Items
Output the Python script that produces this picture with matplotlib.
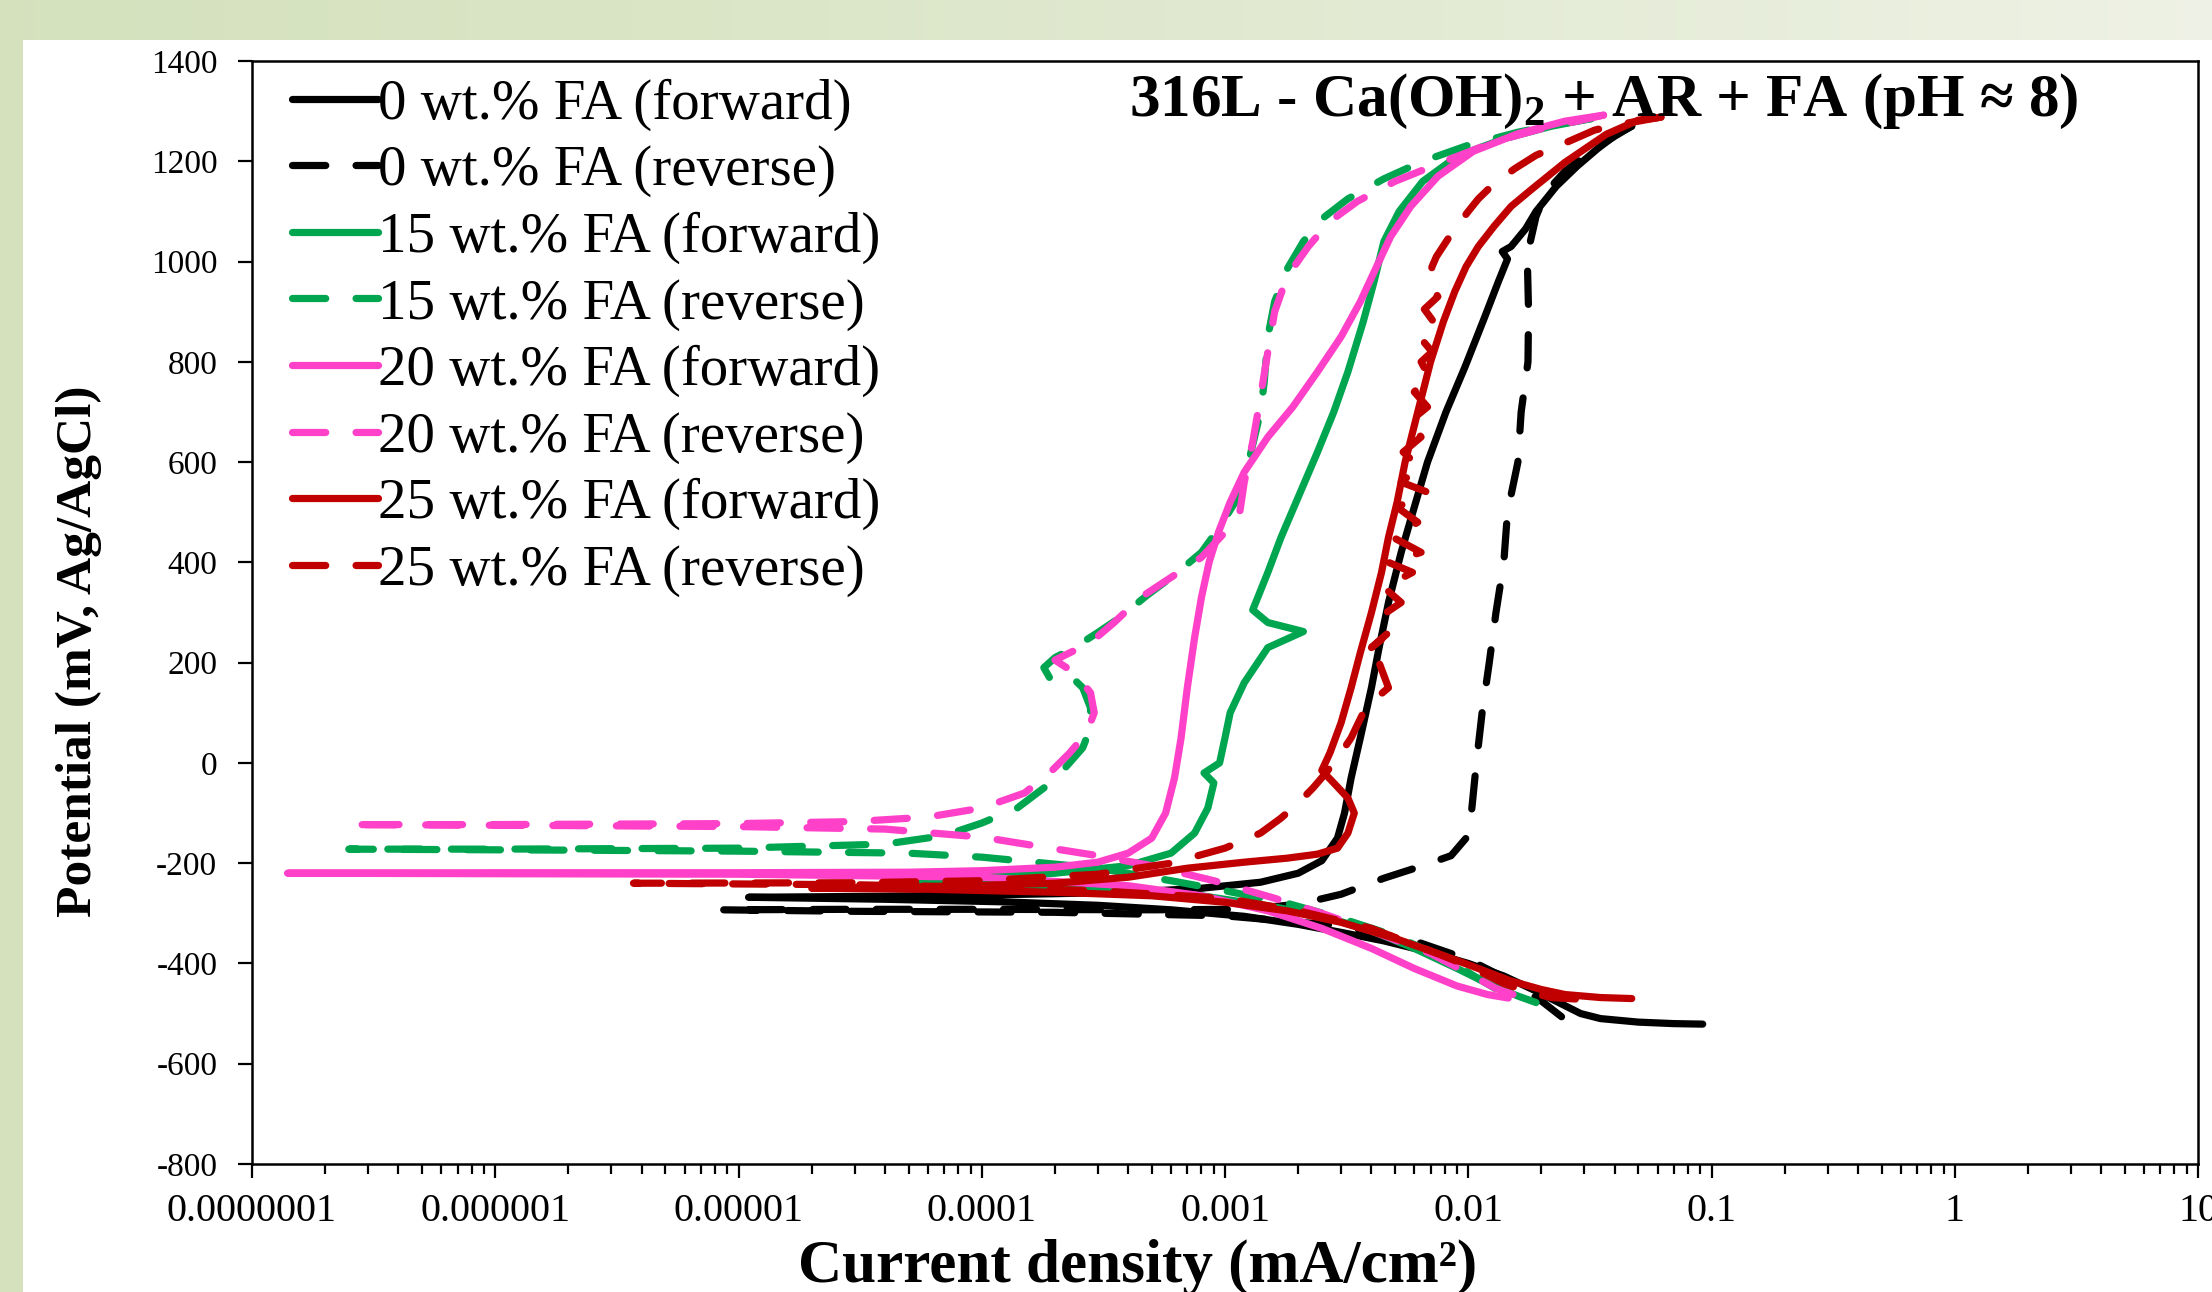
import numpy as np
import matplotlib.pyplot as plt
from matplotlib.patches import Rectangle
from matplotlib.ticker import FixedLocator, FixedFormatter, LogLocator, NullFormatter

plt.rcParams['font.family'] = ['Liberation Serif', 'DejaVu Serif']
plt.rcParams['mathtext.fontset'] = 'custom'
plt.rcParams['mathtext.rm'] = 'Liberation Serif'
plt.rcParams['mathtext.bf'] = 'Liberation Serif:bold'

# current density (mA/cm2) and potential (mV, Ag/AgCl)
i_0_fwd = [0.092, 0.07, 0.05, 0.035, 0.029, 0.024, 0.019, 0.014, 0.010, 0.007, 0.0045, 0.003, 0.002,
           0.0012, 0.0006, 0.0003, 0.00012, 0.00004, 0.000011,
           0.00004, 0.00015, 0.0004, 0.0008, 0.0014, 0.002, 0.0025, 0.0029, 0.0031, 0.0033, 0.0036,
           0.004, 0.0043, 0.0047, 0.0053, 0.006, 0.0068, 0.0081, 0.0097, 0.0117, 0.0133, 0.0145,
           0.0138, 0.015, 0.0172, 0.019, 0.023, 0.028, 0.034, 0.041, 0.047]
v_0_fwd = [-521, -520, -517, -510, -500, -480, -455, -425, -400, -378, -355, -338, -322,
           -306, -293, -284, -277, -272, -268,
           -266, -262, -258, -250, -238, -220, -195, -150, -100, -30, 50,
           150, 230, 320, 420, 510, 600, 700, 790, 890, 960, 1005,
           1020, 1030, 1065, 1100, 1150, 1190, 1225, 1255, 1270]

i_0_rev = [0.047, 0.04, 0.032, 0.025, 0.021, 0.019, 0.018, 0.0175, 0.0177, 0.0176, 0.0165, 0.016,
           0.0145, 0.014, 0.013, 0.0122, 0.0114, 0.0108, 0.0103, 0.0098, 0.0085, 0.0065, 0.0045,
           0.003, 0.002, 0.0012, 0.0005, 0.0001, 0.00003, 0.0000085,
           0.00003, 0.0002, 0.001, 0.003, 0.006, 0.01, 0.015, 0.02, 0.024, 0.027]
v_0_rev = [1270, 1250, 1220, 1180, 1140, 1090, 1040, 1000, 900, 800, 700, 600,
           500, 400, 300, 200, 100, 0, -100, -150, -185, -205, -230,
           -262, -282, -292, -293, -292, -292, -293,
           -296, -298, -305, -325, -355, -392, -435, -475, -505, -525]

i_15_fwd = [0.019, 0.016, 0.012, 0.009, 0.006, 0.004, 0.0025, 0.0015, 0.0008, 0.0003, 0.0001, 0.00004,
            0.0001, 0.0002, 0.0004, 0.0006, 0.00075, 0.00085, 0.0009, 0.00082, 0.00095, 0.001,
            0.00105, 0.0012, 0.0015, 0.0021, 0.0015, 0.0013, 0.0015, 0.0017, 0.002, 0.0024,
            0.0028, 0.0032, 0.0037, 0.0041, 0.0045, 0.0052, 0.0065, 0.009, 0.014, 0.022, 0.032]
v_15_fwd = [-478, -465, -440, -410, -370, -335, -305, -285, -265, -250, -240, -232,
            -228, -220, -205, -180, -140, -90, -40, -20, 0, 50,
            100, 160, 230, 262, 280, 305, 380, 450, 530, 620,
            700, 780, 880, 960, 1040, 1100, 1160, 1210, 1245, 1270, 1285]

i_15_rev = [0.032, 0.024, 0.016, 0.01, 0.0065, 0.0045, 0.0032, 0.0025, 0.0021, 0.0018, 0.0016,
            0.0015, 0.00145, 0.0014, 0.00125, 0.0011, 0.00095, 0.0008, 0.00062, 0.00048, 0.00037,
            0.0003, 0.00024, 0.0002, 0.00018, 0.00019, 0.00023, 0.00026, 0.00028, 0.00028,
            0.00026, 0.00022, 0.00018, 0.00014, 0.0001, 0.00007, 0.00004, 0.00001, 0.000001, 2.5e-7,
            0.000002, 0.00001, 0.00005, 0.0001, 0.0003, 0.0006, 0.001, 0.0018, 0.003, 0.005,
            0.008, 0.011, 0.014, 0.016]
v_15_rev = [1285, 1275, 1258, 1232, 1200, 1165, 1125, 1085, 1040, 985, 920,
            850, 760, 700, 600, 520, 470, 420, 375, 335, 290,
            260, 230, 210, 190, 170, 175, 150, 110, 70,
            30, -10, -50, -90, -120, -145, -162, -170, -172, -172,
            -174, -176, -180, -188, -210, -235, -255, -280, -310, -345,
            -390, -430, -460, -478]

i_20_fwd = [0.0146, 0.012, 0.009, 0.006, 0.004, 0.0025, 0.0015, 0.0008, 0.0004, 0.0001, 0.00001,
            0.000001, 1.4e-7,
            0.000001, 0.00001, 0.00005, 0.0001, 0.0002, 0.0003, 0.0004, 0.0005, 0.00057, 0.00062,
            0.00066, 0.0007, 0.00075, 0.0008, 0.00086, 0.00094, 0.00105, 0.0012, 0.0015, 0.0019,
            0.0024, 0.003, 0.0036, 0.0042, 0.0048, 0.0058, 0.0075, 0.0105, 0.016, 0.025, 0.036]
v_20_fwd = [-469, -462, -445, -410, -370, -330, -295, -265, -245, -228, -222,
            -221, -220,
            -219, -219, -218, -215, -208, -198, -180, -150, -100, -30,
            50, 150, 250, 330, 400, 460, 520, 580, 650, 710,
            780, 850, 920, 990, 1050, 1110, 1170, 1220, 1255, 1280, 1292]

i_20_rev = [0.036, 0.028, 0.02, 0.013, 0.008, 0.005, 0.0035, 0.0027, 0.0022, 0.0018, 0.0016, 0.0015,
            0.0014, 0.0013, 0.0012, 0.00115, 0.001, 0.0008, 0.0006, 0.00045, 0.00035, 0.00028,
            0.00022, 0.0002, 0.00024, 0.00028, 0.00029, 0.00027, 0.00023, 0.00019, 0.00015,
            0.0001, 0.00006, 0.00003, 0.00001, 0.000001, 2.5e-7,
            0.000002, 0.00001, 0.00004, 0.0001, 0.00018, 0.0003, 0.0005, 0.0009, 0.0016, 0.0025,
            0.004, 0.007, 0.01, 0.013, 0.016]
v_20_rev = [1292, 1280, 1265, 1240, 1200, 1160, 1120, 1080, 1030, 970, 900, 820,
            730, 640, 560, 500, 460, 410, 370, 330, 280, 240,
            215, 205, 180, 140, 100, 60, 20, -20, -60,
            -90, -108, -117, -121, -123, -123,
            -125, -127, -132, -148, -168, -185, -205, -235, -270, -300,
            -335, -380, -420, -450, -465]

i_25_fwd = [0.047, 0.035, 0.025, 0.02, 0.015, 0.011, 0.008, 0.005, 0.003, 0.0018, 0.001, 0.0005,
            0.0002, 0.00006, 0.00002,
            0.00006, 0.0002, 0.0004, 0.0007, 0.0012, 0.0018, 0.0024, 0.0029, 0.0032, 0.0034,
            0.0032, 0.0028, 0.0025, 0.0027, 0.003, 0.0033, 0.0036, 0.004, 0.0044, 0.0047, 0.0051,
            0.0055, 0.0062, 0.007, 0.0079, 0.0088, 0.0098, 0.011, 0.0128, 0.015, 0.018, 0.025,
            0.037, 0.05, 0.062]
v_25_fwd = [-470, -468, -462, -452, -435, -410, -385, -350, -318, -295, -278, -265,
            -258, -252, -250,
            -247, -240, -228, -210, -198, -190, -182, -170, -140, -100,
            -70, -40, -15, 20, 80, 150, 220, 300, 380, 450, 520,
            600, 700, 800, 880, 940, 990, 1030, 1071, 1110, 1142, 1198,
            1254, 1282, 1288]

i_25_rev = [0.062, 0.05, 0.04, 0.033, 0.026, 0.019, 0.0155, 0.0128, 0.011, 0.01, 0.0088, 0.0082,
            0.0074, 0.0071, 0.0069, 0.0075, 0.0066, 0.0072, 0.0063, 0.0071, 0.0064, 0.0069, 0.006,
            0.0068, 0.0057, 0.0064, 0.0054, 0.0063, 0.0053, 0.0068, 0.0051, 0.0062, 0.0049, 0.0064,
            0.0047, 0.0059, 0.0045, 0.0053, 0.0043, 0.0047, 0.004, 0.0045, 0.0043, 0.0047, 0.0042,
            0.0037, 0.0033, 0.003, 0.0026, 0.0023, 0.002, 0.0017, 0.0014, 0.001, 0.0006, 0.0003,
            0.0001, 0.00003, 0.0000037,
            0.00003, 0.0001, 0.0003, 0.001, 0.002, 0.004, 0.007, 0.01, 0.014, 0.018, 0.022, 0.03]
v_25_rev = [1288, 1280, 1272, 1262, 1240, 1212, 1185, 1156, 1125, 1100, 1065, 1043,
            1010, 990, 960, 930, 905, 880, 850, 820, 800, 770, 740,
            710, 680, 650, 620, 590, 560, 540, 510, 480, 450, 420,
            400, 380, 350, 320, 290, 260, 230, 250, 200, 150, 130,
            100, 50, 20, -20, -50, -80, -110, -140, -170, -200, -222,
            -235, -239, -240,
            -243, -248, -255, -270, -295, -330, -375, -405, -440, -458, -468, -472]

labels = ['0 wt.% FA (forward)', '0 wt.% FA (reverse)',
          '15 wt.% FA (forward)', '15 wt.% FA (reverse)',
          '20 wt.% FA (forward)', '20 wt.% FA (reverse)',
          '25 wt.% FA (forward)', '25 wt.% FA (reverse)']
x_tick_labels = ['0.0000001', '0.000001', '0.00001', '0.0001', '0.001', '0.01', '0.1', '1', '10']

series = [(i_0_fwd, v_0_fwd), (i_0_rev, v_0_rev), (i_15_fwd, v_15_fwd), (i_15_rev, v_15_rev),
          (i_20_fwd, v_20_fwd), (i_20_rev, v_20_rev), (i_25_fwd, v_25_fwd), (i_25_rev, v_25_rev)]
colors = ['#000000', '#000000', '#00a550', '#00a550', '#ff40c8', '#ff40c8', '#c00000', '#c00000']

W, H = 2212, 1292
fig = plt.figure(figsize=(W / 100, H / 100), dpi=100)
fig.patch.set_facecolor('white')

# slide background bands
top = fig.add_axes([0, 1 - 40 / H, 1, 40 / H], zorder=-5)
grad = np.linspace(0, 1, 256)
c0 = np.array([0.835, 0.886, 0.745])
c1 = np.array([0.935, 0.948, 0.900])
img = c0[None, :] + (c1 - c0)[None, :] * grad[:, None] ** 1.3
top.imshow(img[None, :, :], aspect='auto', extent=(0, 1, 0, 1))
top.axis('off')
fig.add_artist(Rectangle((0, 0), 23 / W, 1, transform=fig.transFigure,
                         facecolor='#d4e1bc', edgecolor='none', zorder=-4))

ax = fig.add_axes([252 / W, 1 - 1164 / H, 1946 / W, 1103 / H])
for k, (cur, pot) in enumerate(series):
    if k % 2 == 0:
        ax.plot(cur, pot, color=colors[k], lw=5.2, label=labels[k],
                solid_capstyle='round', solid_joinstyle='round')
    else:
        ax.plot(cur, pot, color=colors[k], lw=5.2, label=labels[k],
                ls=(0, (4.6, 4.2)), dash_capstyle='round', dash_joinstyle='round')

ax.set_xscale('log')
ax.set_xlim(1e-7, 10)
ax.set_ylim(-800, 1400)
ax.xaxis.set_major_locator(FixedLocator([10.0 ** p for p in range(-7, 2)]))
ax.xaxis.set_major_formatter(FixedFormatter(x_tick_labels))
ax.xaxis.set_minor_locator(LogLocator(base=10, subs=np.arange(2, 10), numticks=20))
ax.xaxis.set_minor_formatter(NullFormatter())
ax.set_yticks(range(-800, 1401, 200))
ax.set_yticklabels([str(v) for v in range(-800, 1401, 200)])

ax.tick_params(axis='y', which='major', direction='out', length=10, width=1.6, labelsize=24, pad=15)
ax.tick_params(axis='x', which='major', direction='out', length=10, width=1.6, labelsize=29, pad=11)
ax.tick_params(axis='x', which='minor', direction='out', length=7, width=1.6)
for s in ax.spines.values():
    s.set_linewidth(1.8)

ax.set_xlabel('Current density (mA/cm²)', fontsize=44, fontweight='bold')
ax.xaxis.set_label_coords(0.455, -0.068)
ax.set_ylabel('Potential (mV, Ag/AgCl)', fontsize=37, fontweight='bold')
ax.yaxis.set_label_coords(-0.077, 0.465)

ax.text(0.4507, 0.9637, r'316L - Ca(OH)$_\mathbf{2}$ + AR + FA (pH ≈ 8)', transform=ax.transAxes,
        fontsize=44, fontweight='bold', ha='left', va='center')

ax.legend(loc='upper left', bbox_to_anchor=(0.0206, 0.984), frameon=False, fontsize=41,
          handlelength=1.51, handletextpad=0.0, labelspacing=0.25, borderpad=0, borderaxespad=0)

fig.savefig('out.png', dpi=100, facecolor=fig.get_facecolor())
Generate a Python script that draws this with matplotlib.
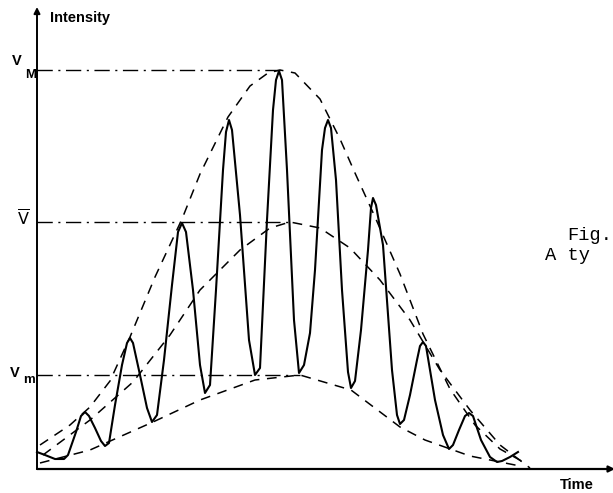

Exercise prompt
Start at the first line of the records and write out everything up to and including the line containing "plt.rcParams['mathtext.bf'] = 'Liberation". No pictures.

Written answer
Output the Python script that produces this picture with matplotlib.
import numpy as np
import matplotlib.pyplot as plt
from matplotlib.patches import Rectangle
from matplotlib.ticker import FixedLocator, FixedFormatter, LogLocator, NullFormatter

plt.rcParams['font.family'] = ['Liberation Serif', 'DejaVu Serif']
plt.rcParams['mathtext.fontset'] = 'custom'
plt.rcParams['mathtext.rm'] = 'Liberation Serif'
plt.rcParams['mathtext.bf'] = 'Liberation Serif:bold'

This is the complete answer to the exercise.